National President of the Labor Party
- In office July 1962 – August 1970
- Preceded by: James Stout
- Succeeded by: Tom Burns

Senator for Queensland
- In office 1 July 1965 – 4 February 1983

Personal details
- Born: 20 August 1919 Atherton, Queensland, Australia
- Died: 15 May 1988 (aged 68) Townsville, Queensland, Australia
- Party: Australian Labor Party
- Occupation: Insurance salesman

= Jim Keeffe =

Australian politician (1919–1988)

James Bernard Keeffe (20 August 1919 – 15 May 1988) was an Australian politician who served in the Australian Senate as a Labor Senator for Queensland.

==Early life==
Born in Atherton, Queensland, he was educated at state schools before becoming a farm labourer and forestry worker. After serving in the military 1942–1945, he became an insurance and real-estate salesman.

He became state secretary of the Coopers' Union, before serving as secretary of the Queensland Labor Party between 1960 and 1965, and as federal president from 1962 to 1970.

==Senator==
In 1964, he was elected to the Australian Senate as a Labor Senator for Queensland, taking his seat in 1965. He remained a Senator until his retirement in 1983.
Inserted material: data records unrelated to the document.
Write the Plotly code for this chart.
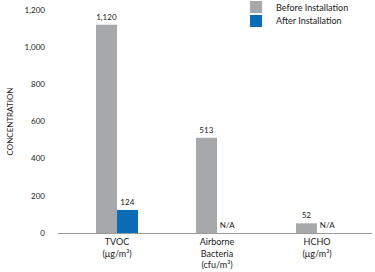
import plotly.graph_objects as go

categories = ["TVOC<br>(μg/m³)", "Airborne<br>Bacteria<br>(cfu/m³)", "HCHO<br>(μg/m³)"]
before_values = [1120, 513, 52]
before_labels = ["1,120", "513", "52"]
after_values = [124, 0, 0]
after_labels = ["124", "N/A", "N/A"]
y_ticks = [0, 200, 400, 600, 800, 1000, 1200]
y_tick_labels = ["0", "200", "400", "600", "800", "1,000", "1,200"]

font_family = "Lato, Open Sans, sans-serif"
txt = "#222"

fig = go.Figure()
fig.add_trace(go.Bar(
    name="Before Installation", x=categories, y=before_values,
    text=before_labels, textposition="outside", cliponaxis=False,
    marker=dict(color="#a7a8aa", line=dict(width=0)),
    textfont=dict(size=8, color=txt),
    legend="legend",
))
fig.add_trace(go.Bar(
    name="After Installation", x=categories, y=after_values,
    text=after_labels, textposition="outside", cliponaxis=False,
    marker=dict(color="#0a6bb6", line=dict(width=0)),
    textfont=dict(size=8, color=txt),
    legend="legend2",
))

legend_common = dict(
    xanchor="left", yanchor="middle",
    font=dict(size=9, color=txt),
    itemwidth=30, bgcolor="rgba(0,0,0,0)", borderwidth=0,
)

fig.update_layout(
    width=375, height=272,
    margin=dict(l=58, r=3, t=10, b=39, autoexpand=False),
    paper_bgcolor="white", plot_bgcolor="white",
    barmode="group", bargap=0.58, bargroupgap=0,
    font=dict(family=font_family, size=8, color=txt),
    showlegend=True,
    legend=dict(x=0.567, y=1.013, **legend_common),
    legend2=dict(x=0.567, y=0.951, **legend_common),
    xaxis=dict(
        range=[-0.59, 2.55], automargin=False,
        showline=True, linecolor="#999", linewidth=1,
        ticks="", showgrid=False, zeroline=False,
        tickfont=dict(size=9, color=txt),
    ),
    yaxis=dict(
        range=[0, 1200], tickvals=y_ticks, ticktext=y_tick_labels, automargin=False,
        showgrid=False, zeroline=False, showline=False, ticks="",
        ticklabelstandoff=12,
        tickfont=dict(size=8, color=txt),
        title=dict(text="CONCENTRATION", font=dict(size=8, color=txt), standoff=9),
    ),
)

fig.write_html("out.html")
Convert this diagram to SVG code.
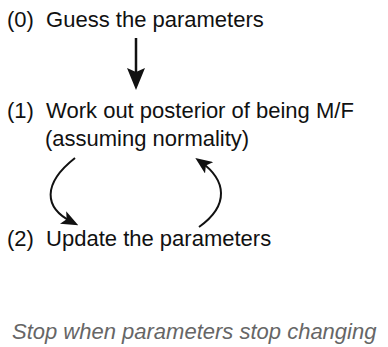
<svg xmlns="http://www.w3.org/2000/svg" width="388" height="347" viewBox="0 0 388 347">
  <defs>
    <marker id="headBig" markerUnits="userSpaceOnUse" markerWidth="22" markerHeight="18" refX="14" refY="9" orient="auto">
      <path d="M0,0 L22,9 L0,18 L4,9 z" fill="#111"/>
    </marker>
    <marker id="headSmall" markerUnits="userSpaceOnUse" markerWidth="17" markerHeight="14" refX="10" refY="7" orient="auto">
      <path d="M0,0 L17,7 L0,14 L4,7 z" fill="#111"/>
    </marker>
  </defs>
  <style>
    .step { font-family: "Liberation Sans", Arial, Helvetica, sans-serif; font-size: 22px; fill: #111; }
    .note { font-family: "Liberation Sans", Arial, Helvetica, sans-serif; font-size: 22px; font-style: italic; fill: #666; }
    .conn { fill: none; stroke: #111; }
  </style>
  <rect width="388" height="347" fill="#fff"/>

  <g id="step0">
    <text class="step" x="7" y="27" xml:space="preserve">(0)  Guess the parameters</text>
  </g>
  <g id="step1">
    <text class="step" x="7" y="118" xml:space="preserve">(1)  Work out posterior of being M/F</text>
    <text class="step" x="45" y="146">(assuming normality)</text>
  </g>
  <g id="step2">
    <text class="step" x="7" y="246" xml:space="preserve">(2)  Update the parameters</text>
  </g>
  <g id="stop-rule">
    <text class="note" x="12" y="339">Stop when parameters stop changing</text>
  </g>

  <g id="connectors">
    <path class="conn" d="M136,38 L136,82" stroke-width="2.5" marker-end="url(#headBig)"/>
    <path class="conn" d="M75,158 C42,184 44,208 72,222" stroke-width="2" marker-end="url(#headSmall)"/>
    <path class="conn" d="M199,227 C230,205 226,180 201,162" stroke-width="2" marker-end="url(#headSmall)"/>
  </g>
</svg>
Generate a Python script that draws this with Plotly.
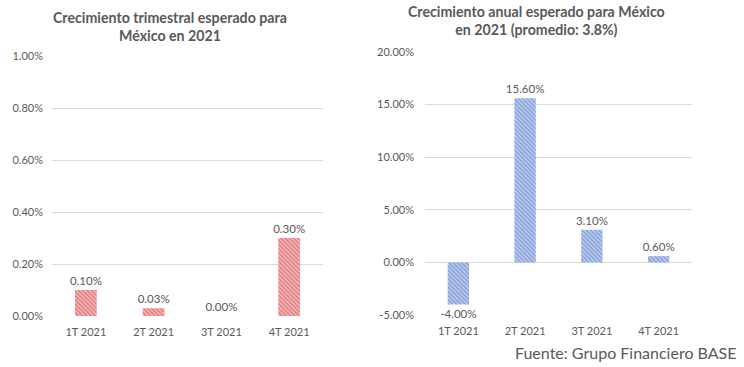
import plotly.graph_objects as go

categories = ["1T 2021", "2T 2021", "3T 2021", "4T 2021"]
trimestral = [0.10, 0.03, 0.00, 0.30]
anual = [-4.00, 15.60, 3.10, 0.60]
left_ticks = [0.0, 0.2, 0.4, 0.6, 0.8, 1.0]
right_ticks = [-5, 0, 5, 10, 15, 20]
title_left = "Crecimiento trimestral esperado para<br>México en 2021"
title_right = "Crecimiento anual esperado para México<br>en 2021 (promedio: 3.8%)"
source = "Fuente: Grupo Financiero BASE"

FONT = "Lato, Open Sans, sans-serif"
GRAY = "#595959"
GRID = "#D9D9D9"

W, H = 744, 367
def px(x):
    return x / W
def py(y):
    return (H - y) / H

fig = go.Figure()
fig.add_trace(go.Bar(
    x=categories, y=trimestral, width=0.32,
    marker=dict(color="white", line=dict(width=0),
                pattern=dict(shape="\\", fgcolor="#D62F33", bgcolor="#F6D3D4", size=3, solidity=0.7)),
    texttemplate="%{y:.2f}%", textposition="outside", cliponaxis=False, constraintext="none",
    textfont=dict(color=GRAY, size=11.5, family=FONT),
    xaxis="x", yaxis="y", showlegend=False))
fig.add_trace(go.Bar(
    x=categories, y=anual, width=0.32,
    marker=dict(color="white", line=dict(width=0),
                pattern=dict(shape="\\", fgcolor="#3F6BC4", bgcolor="#D6E0F3", size=3, solidity=0.7)),
    texttemplate="%{y:.2f}%", textposition="outside", cliponaxis=False, constraintext="none",
    textfont=dict(color=GRAY, size=11.5, family=FONT),
    xaxis="x2", yaxis="y2", showlegend=False))

axis_common = dict(showline=False, ticks="", automargin=False,
                   tickfont=dict(color=GRAY, size=11, family=FONT))
fig.update_layout(
    width=W, height=H, margin=dict(l=0, r=0, t=0, b=0),
    paper_bgcolor="white", plot_bgcolor="white",
    font=dict(family=FONT, color=GRAY),
    xaxis=dict(domain=[px(52), px(323)], anchor="y", showgrid=False, ticklabelstandoff=8,
               **axis_common),
    yaxis=dict(domain=[py(316), py(56)], anchor="x", range=[0, 1.0], tickvals=left_ticks,
               ticktext=[f"{v:.2f}%" for v in left_ticks], ticklabelstandoff=8,
               showgrid=True, gridcolor=GRID, zeroline=False, **axis_common),
    xaxis2=dict(domain=[px(425), px(692)], anchor="y2", showgrid=False, ticklabelstandoff=8,
                **axis_common),
    yaxis2=dict(domain=[py(315), py(52)], anchor="x2", range=[-5, 20], tickvals=right_ticks,
                ticktext=[f"{v:.2f}%" for v in right_ticks], ticklabelstandoff=10,
                showgrid=True, gridcolor=GRID, zeroline=True,
                zerolinecolor=GRID, zerolinewidth=1, **axis_common),
    annotations=[
        dict(text="<b>" + title_left + "</b>", x=px(170), y=py(26), xref="paper", yref="paper",
             xanchor="center", yanchor="middle",
             showarrow=False, font=dict(size=14.2, color=GRAY, family=FONT), align="center"),
        dict(text="<b>" + title_right + "</b>", x=px(536), y=py(21), xref="paper", yref="paper",
             xanchor="center", yanchor="middle",
             showarrow=False, font=dict(size=14.2, color=GRAY, family=FONT), align="center"),
        dict(text=source, x=px(739), y=py(352), xref="paper", yref="paper",
             xanchor="right", yanchor="middle",
             showarrow=False, font=dict(size=16, color=GRAY, family=FONT)),
    ],
)
fig.write_html("out.html", config={"displayModeBar": False},
               post_script="document.body.style.margin='0';")
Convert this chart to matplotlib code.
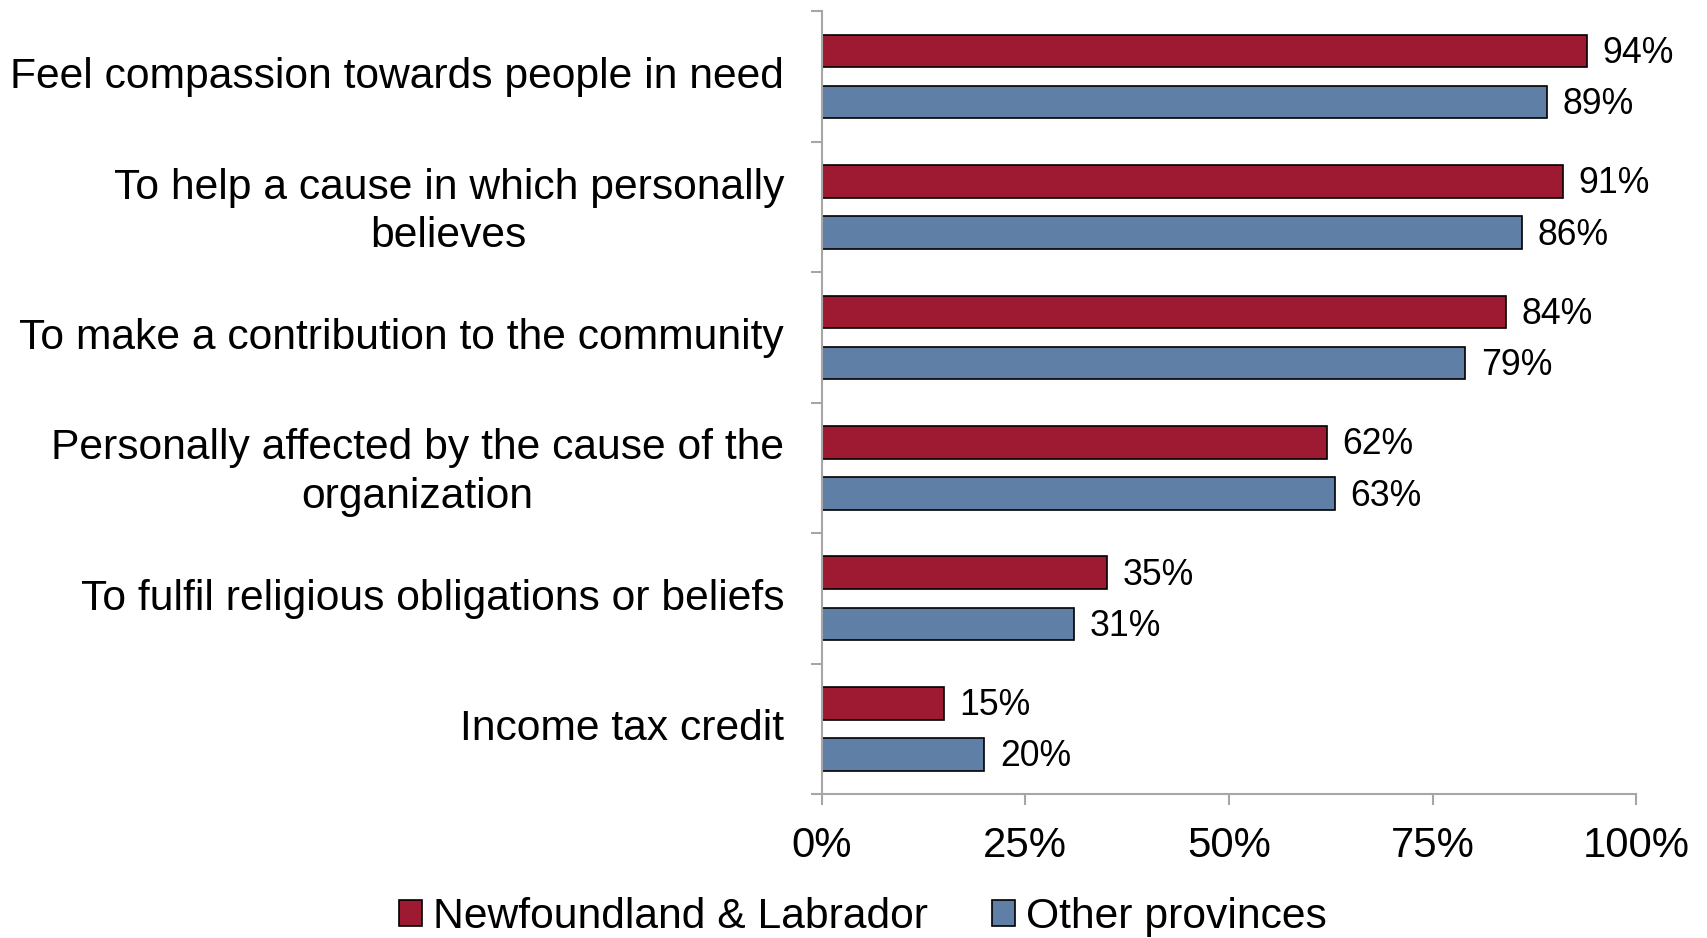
import matplotlib.pyplot as plt
import numpy as np

plt.rcParams['font.family'] = ['Liberation Sans', 'DejaVu Sans']

# Data (top to bottom)
categories = [
    "Feel compassion towards people in need",
    "To help a cause in which personally\nbelieves",
    "To make a contribution to the community",
    "Personally affected by the cause of the\norganization",
    "To fulfil religious obligations or beliefs",
    "Income tax credit",
]
nl_values = [94, 91, 84, 62, 35, 15]
other_values = [89, 86, 79, 63, 31, 20]
series_names = ["Newfoundland & Labrador", "Other provinces"]
x_ticks = [0, 25, 50, 75, 100]

red = '#9E1A32'
blue = '#5F7FA7'
grey = '#A6A6A6'

fig = plt.figure(figsize=(17.08, 9.38), dpi=100)
ax = fig.add_axes([0.481, 0.1535, 0.477, 0.8345])

y = np.arange(len(categories))
off = 0.196
h = 0.25
b1 = ax.barh(y - off, nl_values, height=h, color=red, edgecolor='black', linewidth=1.2,
             label=series_names[0])
b2 = ax.barh(y + off, other_values, height=h, color=blue, edgecolor='black', linewidth=1.2,
             label=series_names[1])

for bars, vals in ((b1, nl_values), (b2, other_values)):
    for bar, v in zip(bars, vals):
        ax.text(v + 1.9, bar.get_y() + bar.get_height() / 2 + 0.02, f"{v}%",
                va='center', ha='left', fontsize=25.7)

ax.set_xlim(0, 100)
ax.set_ylim(len(categories) - 0.5, -0.5)

ax.set_xticks(x_ticks)
ax.set_xticklabels([f"{t}%" for t in x_ticks], fontsize=30.2)
ax.set_yticks(y - 0.03)
ax.set_yticklabels(categories, fontsize=30.7, multialignment='center', linespacing=1.27)
ax.set_yticks(np.arange(len(categories) + 1) - 0.5, minor=True)

ax.tick_params(axis='y', which='major', length=0, pad=27)
ax.tick_params(axis='y', which='minor', length=8, width=1.5, color=grey, direction='out')
ax.tick_params(axis='x', which='major', length=8, width=1.5, color=grey, direction='out', pad=15)

for s in ('top', 'right'):
    ax.spines[s].set_visible(False)
for s in ('left', 'bottom'):
    ax.spines[s].set_color(grey)
    ax.spines[s].set_linewidth(1.5)

leg = fig.legend(handles=[b1, b2], loc='center', bbox_to_anchor=(0.505, 0.022), ncol=2,
                 frameon=False, fontsize=30.7, handlelength=0.55, handleheight=0.55,
                 handletextpad=0.25, columnspacing=1.5)

fig.savefig('out.png', dpi=100)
In 1978, Keeffe ran a petition supporting the wishes of the Aboriginal people on Palm Island to retain their Aboriginal council. However the council was sacked by Joh Bjelke-Petersen's government in July 1978. This followed moves by the Queensland Government to hand over control of Palm Island to Townsville Council. The government ran a counter-petition, which, it was reported, carried forgeries and duplication of names; both petitions contained many of the same people's signatures.

==Later life and death==
In May 1988, Keeffe visited Canberra for the opening of the New Parliament House. On 15 May, he was found dead by his son when his returning train pulled into the station in Townsville.